(begin)

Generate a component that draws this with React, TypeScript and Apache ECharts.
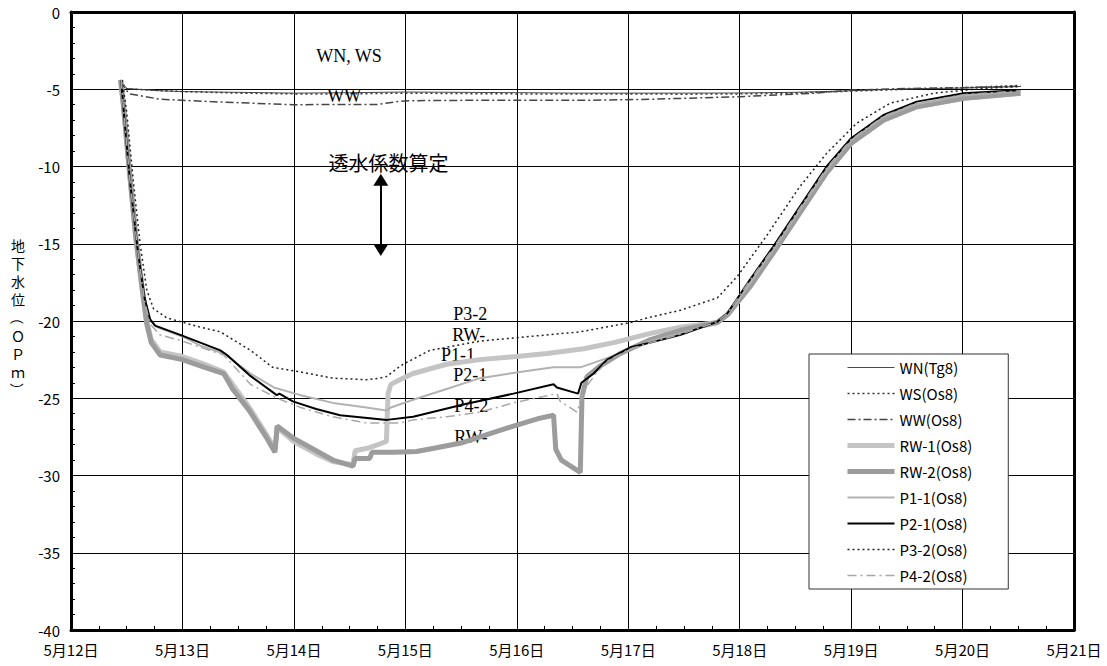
import React, { useEffect, useRef } from 'react';
import * as echarts from 'echarts';

const DAY_LABELS = ['5月12日', '5月13日', '5月14日', '5月15日', '5月16日', '5月17日', '5月18日', '5月19日', '5月20日', '5月21日'];

const SERIES_NAMES = ['WN(Tg8)', 'WS(Os8)', 'WW(Os8)', 'RW-1(Os8)', 'RW-2(Os8)', 'P1-1(Os8)', 'P2-1(Os8)', 'P3-2(Os8)', 'P4-2(Os8)'];

// [days since 5/12 0:00, groundwater level OP m]
const WN = [[0.44, -4.4], [0.5, -4.95], [0.8, -5.1], [1.0, -5.15], [1.5, -5.2], [2.0, -5.25], [2.5, -5.22], [3.0, -5.18], [3.5, -5.2], [4.0, -5.22], [4.5, -5.25], [5.0, -5.25], [5.5, -5.25], [6.0, -5.24], [6.5, -5.2], [7.0, -5.1], [7.3, -5.02], [7.5, -4.98], [8.0, -4.92], [8.52, -4.82]];
const WS = [[0.44, -4.4], [0.5, -4.98], [1.0, -5.15], [1.5, -5.25], [2.0, -5.3], [2.5, -5.3], [3.0, -5.25], [3.5, -5.28], [4.0, -5.3], [4.5, -5.3], [5.0, -5.3], [5.5, -5.32], [6.0, -5.3], [6.5, -5.25], [7.0, -5.12], [7.5, -5.0], [8.0, -4.9], [8.52, -4.75]];
const WW = [[0.44, -4.5], [0.5, -5.1], [0.53, -5.3], [0.8, -5.65], [1.25, -5.8], [1.99, -6.0], [2.75, -5.98], [2.93, -5.8], [3.04, -5.74], [3.5, -5.72], [4.0, -5.72], [4.6, -5.72], [5.2, -5.65], [6.0, -5.48], [6.66, -5.26], [7.02, -5.05], [7.5, -4.95], [8.0, -4.9], [8.52, -4.8]];
const RW1 = [[0.445, -4.4], [0.47, -6], [0.52, -10], [0.58, -14.5], [0.64, -18], [0.68, -20], [0.72, -21.2], [0.8, -22.0], [1.0, -22.3], [1.2, -22.8], [1.37, -23.3], [1.45, -24.1], [1.6, -25.6], [1.75, -27.3], [1.83, -28.3], [1.85, -26.9], [2.0, -27.8], [2.2, -28.6], [2.35, -29.1], [2.53, -29.3], [2.55, -28.4], [2.68, -28.2], [2.83, -27.8], [2.845, -24.7], [2.87, -24.1], [2.95, -23.8], [3.07, -23.4], [3.37, -22.8], [3.67, -22.5], [4.0, -22.3], [4.27, -22.1], [4.6, -21.8], [4.87, -21.4], [5.2, -20.8], [5.47, -20.4], [5.8, -20.1], [5.89, -19.6], [6.09, -17.8], [6.3, -15.6], [6.54, -13.0], [6.78, -10.4], [7.0, -8.5], [7.29, -7.0], [7.59, -6.13], [8.01, -5.58], [8.52, -5.26]];
const RW2 = [[0.445, -4.4], [0.47, -6], [0.52, -10], [0.58, -14.5], [0.64, -18], [0.68, -20.2], [0.72, -21.4], [0.8, -22.2], [1.0, -22.5], [1.2, -23.0], [1.37, -23.4], [1.45, -24.4], [1.6, -25.8], [1.75, -27.5], [1.83, -28.5], [1.85, -26.8], [2.0, -27.6], [2.2, -28.4], [2.35, -29.0], [2.53, -29.4], [2.55, -28.9], [2.68, -28.9], [2.7, -28.5], [2.9, -28.5], [3.1, -28.45], [3.28, -28.2], [3.5, -27.9], [3.67, -27.5], [3.97, -26.8], [4.2, -26.3], [4.33, -26.1], [4.35, -28.3], [4.4, -29.0], [4.57, -29.8], [4.585, -24.9], [4.63, -23.6], [4.75, -22.9], [4.93, -22.1], [5.2, -21.2], [5.47, -20.6], [5.8, -20.1], [5.89, -19.6], [6.09, -17.8], [6.3, -15.6], [6.54, -13.0], [6.78, -10.4], [7.0, -8.5], [7.29, -7.0], [7.59, -6.13], [8.01, -5.58], [8.52, -5.26]];
const P11 = [[0.45, -4.4], [0.48, -7], [0.53, -11], [0.6, -15.5], [0.66, -18.5], [0.71, -19.9], [0.77, -20.4], [1.0, -21.0], [1.16, -21.6], [1.37, -22.1], [1.61, -23.4], [1.82, -24.3], [2.06, -24.8], [2.35, -25.3], [2.65, -25.6], [2.83, -25.8], [2.87, -25.6], [3.07, -25.1], [3.37, -24.4], [3.67, -23.7], [4.12, -23.2], [4.33, -23.0], [4.57, -23.0], [4.81, -22.4], [5.02, -21.8], [5.2, -21.3], [5.47, -20.8], [5.8, -20.1], [5.89, -19.6], [6.09, -17.6], [6.3, -15.4], [6.54, -12.8], [6.78, -10.2], [7.0, -8.3], [7.29, -6.8], [7.59, -5.95], [8.01, -5.4], [8.52, -5.1]];
const P21 = [[0.45, -4.4], [0.48, -7], [0.53, -11], [0.6, -15.5], [0.66, -18.5], [0.71, -19.9], [0.754, -20.3], [0.98, -20.9], [1.34, -21.9], [1.4, -22.2], [1.6, -23.5], [1.846, -24.8], [1.87, -24.7], [1.99, -25.2], [2.2, -25.7], [2.415, -26.1], [2.834, -26.4], [3.07, -26.2], [3.52, -25.4], [3.97, -24.7], [4.33, -24.1], [4.36, -24.3], [4.55, -24.7], [4.58, -24.0], [4.69, -23.4], [4.81, -22.5], [5.02, -21.7], [5.2, -21.4], [5.47, -20.9], [5.8, -20.05], [5.89, -19.5], [6.09, -17.35], [6.3, -15.2], [6.54, -12.6], [6.78, -10.0], [7.0, -8.17], [7.29, -6.67], [7.59, -5.8], [8.01, -5.26], [8.52, -5.05]];
const P32 = [[0.46, -4.4], [0.5, -6.5], [0.56, -11], [0.62, -15], [0.68, -18.0], [0.74, -19.2], [0.86, -19.8], [1.16, -20.4], [1.34, -20.7], [1.61, -21.9], [1.81, -23.0], [2.06, -23.3], [2.35, -23.7], [2.65, -23.8], [2.77, -23.7], [2.83, -23.6], [2.94, -23.0], [2.98, -22.8], [3.22, -21.9], [3.67, -21.3], [4.12, -21.0], [4.57, -20.7], [5.02, -20.1], [5.2, -19.75], [5.47, -19.3], [5.8, -18.5], [5.98, -17.1], [6.24, -14.5], [6.54, -11.3], [6.78, -9.15], [7.05, -7.2], [7.35, -5.9], [7.74, -5.26], [8.19, -4.94], [8.52, -4.83]];
const P42 = [[0.45, -4.4], [0.48, -7], [0.53, -11], [0.6, -15.5], [0.66, -18.7], [0.71, -20.2], [0.8, -20.9], [1.0, -21.3], [1.16, -21.7], [1.37, -22.2], [1.61, -24.1], [1.85, -25.0], [2.06, -25.6], [2.35, -26.2], [2.65, -26.6], [2.95, -26.6], [3.07, -26.4], [3.37, -26.2], [3.67, -25.9], [3.97, -25.3], [4.36, -24.7], [4.39, -25.2], [4.54, -25.9], [4.6, -24.5], [4.7, -23.5], [4.81, -22.6], [5.02, -21.8], [5.2, -21.4], [5.47, -20.85], [5.8, -20.05], [5.89, -19.5], [6.09, -17.4], [6.3, -15.3], [6.54, -12.7], [6.78, -10.1], [7.0, -8.25], [7.29, -6.75], [7.59, -5.9], [8.01, -5.35], [8.52, -5.1]];

const SERIES_DATA = [WN, WS, WW, RW1, RW2, P11, P21, P32, P42];

// annotation texts: left edge x (days), vertical middle y (OP m)
const ANNOT_TEXTS = ['WN, WS', 'WW', 'P3-2', 'RW-', 'P1-1', 'P2-1', 'P4-2', 'RW-'];
const ANNOT_X = [2.2, 2.3, 3.43, 3.42, 3.32, 3.43, 3.44, 3.44];
const ANNOT_Y = [-2.85, -5.44, -19.55, -20.9, -22.2, -23.5, -25.5, -27.51];
const NOTE_TEXT = '透水係数算定';
const NOTE_POS = [2.31, -9.71];
const ARROW_X = 2.78;
const ARROW_Y = [-10.85, -15.4];

const Y_TITLE = ['地', '下', '水', '位', '（', 'Ｏ', 'Ｐ', 'ｍ', '）'];

const SANS = '"Noto Sans CJK JP", "Noto Sans", sans-serif';
const SERIF = '"Liberation Serif", "DejaVu Serif", serif';

const STYLES = [
  { color: '#4a4a4a', width: 1, type: 'solid' },
  { color: '#333333', width: 1.5, type: [2, 3] },
  { color: '#444444', width: 1.5, type: [8, 3, 2, 3] },
  { color: '#c4c4c4', width: 5, type: 'solid' },
  { color: '#9c9c9c', width: 5, type: 'solid' },
  { color: '#b2b2b2', width: 2, type: 'solid' },
  { color: '#000000', width: 2, type: 'solid' },
  { color: '#222222', width: 1.5, type: [2, 3] },
  { color: '#a8a8a8', width: 1.5, type: [9, 4, 2, 4] },
];

const GRID = { left: 71, right: 33, top: 12, bottom: 36 };
const W = 1107;
const H = 666;

export default function App() {
  const ref = useRef<HTMLDivElement>(null);
  useEffect(() => {
    const chart = echarts.init(ref.current as HTMLDivElement, null, { renderer: 'svg' });
    const series: any[] = SERIES_NAMES.map((name, i) => ({
      name,
      type: 'line',
      data: SERIES_DATA[i],
      symbol: 'none',
      showSymbol: false,
      lineStyle: { color: STYLES[i].color, width: STYLES[i].width, type: STYLES[i].type },
      itemStyle: { color: STYLES[i].color },
      z: 3 + i,
    }));
    series[0].markPoint = {
      symbol: 'circle',
      symbolSize: 0,
      silent: true,
      label: {
        show: true,
        position: 'right',
        distance: 0,
        color: '#000',
        fontFamily: SERIF,
        fontSize: 18,
        lineHeight: 15,
        formatter: (p: any) => p.name,
      },
      data: [
        ...ANNOT_TEXTS.map((t, i) => ({ name: t, coord: [ANNOT_X[i], ANNOT_Y[i]] })),
        { name: NOTE_TEXT, coord: NOTE_POS, label: { fontFamily: SANS, fontSize: 20, lineHeight: 20 } },
      ],
    };
    series[0].markLine = {
      silent: true,
      symbol: ['triangle', 'triangle'],
      symbolSize: [15, 12],
      label: { show: false },
      lineStyle: { color: '#000', width: 2, type: 'solid' },
      data: [[{ coord: [ARROW_X, ARROW_Y[0]] }, { coord: [ARROW_X, ARROW_Y[1]] }]],
    };

    const titleGraphics: any[] = Y_TITLE.map((ch, i) => ({
      type: 'text',
      x: 18,
      y: 245 + i * 18.1,
      rotation: ch === '（' || ch === '）' ? -Math.PI / 2 : 0,
      style: {
        text: ch,
        fontFamily: SANS,
        fontSize: 14,
        fill: '#000',
        align: 'center',
        verticalAlign: 'middle',
      },
    }));

    chart.setOption({
      animation: false,
      backgroundColor: '#fff',
      grid: { left: GRID.left, right: GRID.right, top: GRID.top, bottom: GRID.bottom },
      legend: {
        data: SERIES_NAMES,
        orient: 'vertical',
        left: 809,
        top: 354,
        itemWidth: 47,
        itemHeight: 14,
        itemGap: 11,
        padding: [6, 36, 6, 36],
        backgroundColor: '#fff',
        borderColor: '#333',
        borderWidth: 1,
        selectedMode: false,
        itemStyle: { opacity: 0 },
        lineStyle: { width: 'inherit' },
        textStyle: { fontFamily: SANS, fontSize: 15, color: '#000', lineHeight: 15 },
      },
      xAxis: [
        {
          type: 'value',
          min: 0,
          max: 9,
          interval: 1,
          axisLine: { show: true, onZero: false, lineStyle: { color: '#000', width: 3 } },
          axisTick: { show: true, inside: true, length: 5, lineStyle: { color: '#000' } },
          minorTick: { show: true, splitNumber: 4, length: 4, lineStyle: { color: '#000' } },
          splitLine: { show: true, lineStyle: { color: '#000', width: 1 } },
          axisLabel: {
            formatter: (v: number) => DAY_LABELS[Math.round(v)],
            fontFamily: SANS,
            fontSize: 15,
            color: '#000',
            margin: 12,
          },
        },
        {
          type: 'value',
          position: 'top',
          min: 0,
          max: 9,
          interval: 1,
          axisLine: { show: true, onZero: false, lineStyle: { color: '#000', width: 3 } },
          axisTick: { show: false },
          axisLabel: { show: false },
          splitLine: { show: false },
        },
      ],
      yAxis: [
        {
          type: 'value',
          min: -40,
          max: 0,
          interval: 5,
          axisLine: { show: true, onZero: false, lineStyle: { color: '#000', width: 3 } },
          axisTick: { show: true, inside: true, length: 5, lineStyle: { color: '#000' } },
          minorTick: { show: true, splitNumber: 5, length: 4, lineStyle: { color: '#000' } },
          splitLine: { show: true, lineStyle: { color: '#000', width: 1 } },
          axisLabel: { fontFamily: SANS, fontSize: 15, color: '#000', margin: 11 },
        },
        {
          type: 'value',
          position: 'right',
          min: -40,
          max: 0,
          interval: 5,
          axisLine: { show: true, onZero: false, lineStyle: { color: '#000', width: 3 } },
          axisTick: { show: false },
          axisLabel: { show: false },
          splitLine: { show: false },
        },
      ],
      graphic: titleGraphics,
      series,
    });
    return () => chart.dispose();
  }, []);
  return (
    <div
      ref={ref}
      style={{ position: 'fixed', left: 0, top: 0, width: W, height: H, background: '#fff' }}
    />
  );
}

(end)

From the material given, work out how many lines hold the string "React"; state that number and nothing further.

WRITTEN RESPONSE. 2